İkinci tam gününüzü ise Auschwitz esir kampına ayırmanız son derece faydalı olacaktır. Sabah erken saatlerde edilecek kahvaltı sonrası yaklaşık 1,5 saatlik yolculuk ile buraya ulaşabilirsiniz. Eğer daha önceden bilmiyor iseniz, gezi öncesi buraya gönderilen Yahudi esirler ile ilgili kısa bilgiler okuyabilirseniz, geziniz daha anlamı hale gelebilecek ve bazı yerlerde duygusal anlar yaşayabileceksiniz. Burası Yahudi olan insanların Almanlar tarafından zorunlu olarak toplu halde tutulduğu en büyük kamplardan birisidir.
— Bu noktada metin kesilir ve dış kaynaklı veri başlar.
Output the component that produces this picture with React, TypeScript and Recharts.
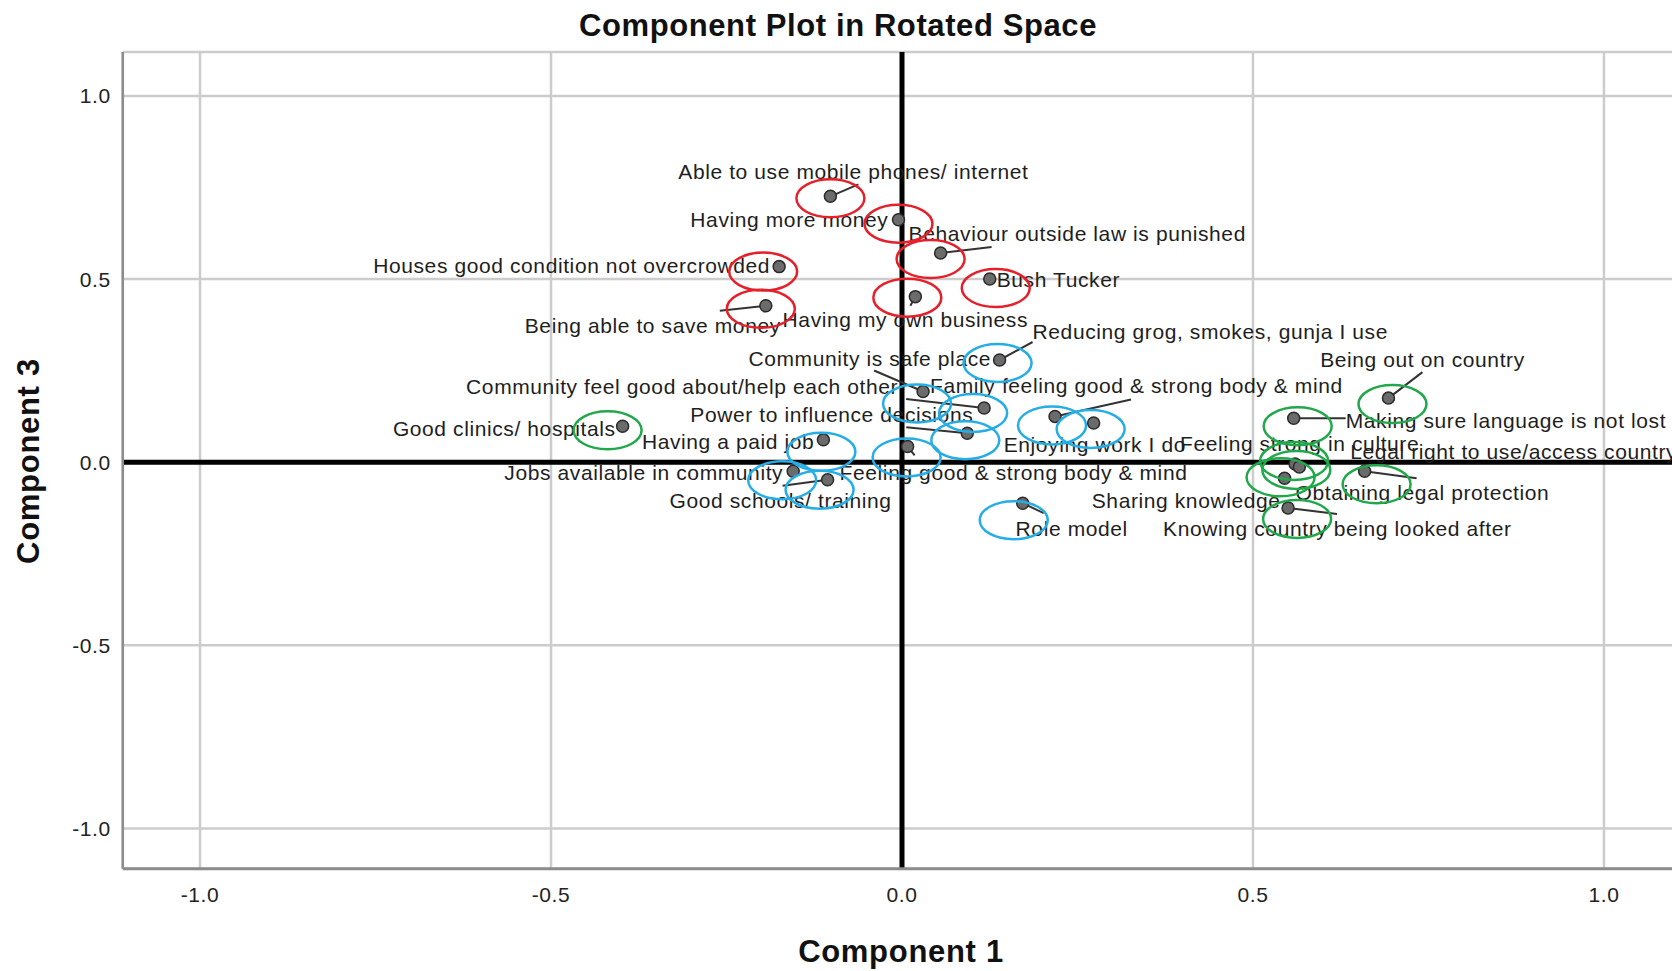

Buradaki insanlar zorla çalıştırılmak ve hapsedilmek amacıyla Avrupa’nın her bölgesinden buraya getirilmiş idi.
Oldukça geniş bir araziye yayılmış olan bu toplama kampını gezerken; buraya zorla getirilen kişilerin çanta ve üzerinden çıkarılan kıyafet ve ayakkabılarının toplu olarak hala muhafaza edildiği yerlerden, yatırıldıkları ve zorla çeşitli işlemlere tabi tutuldukları alanlara kadar her yer rehberler eşliğinde gezdirilmektedir. Kurşuna dizilen insanların infaz edildikleri duvardan, yakıldıkları fırınlara kadar her ayrıntı ziyaretçilere açık durumdadır. Bu konu ile çok daha fazla ayrıntıya girmek içimden gelmediği için; makalemdeki fotoğrafları incelemenizi ve buranın mutlaka gezerek yaşanması gerektiğini belirterek iyi geziler dilerim.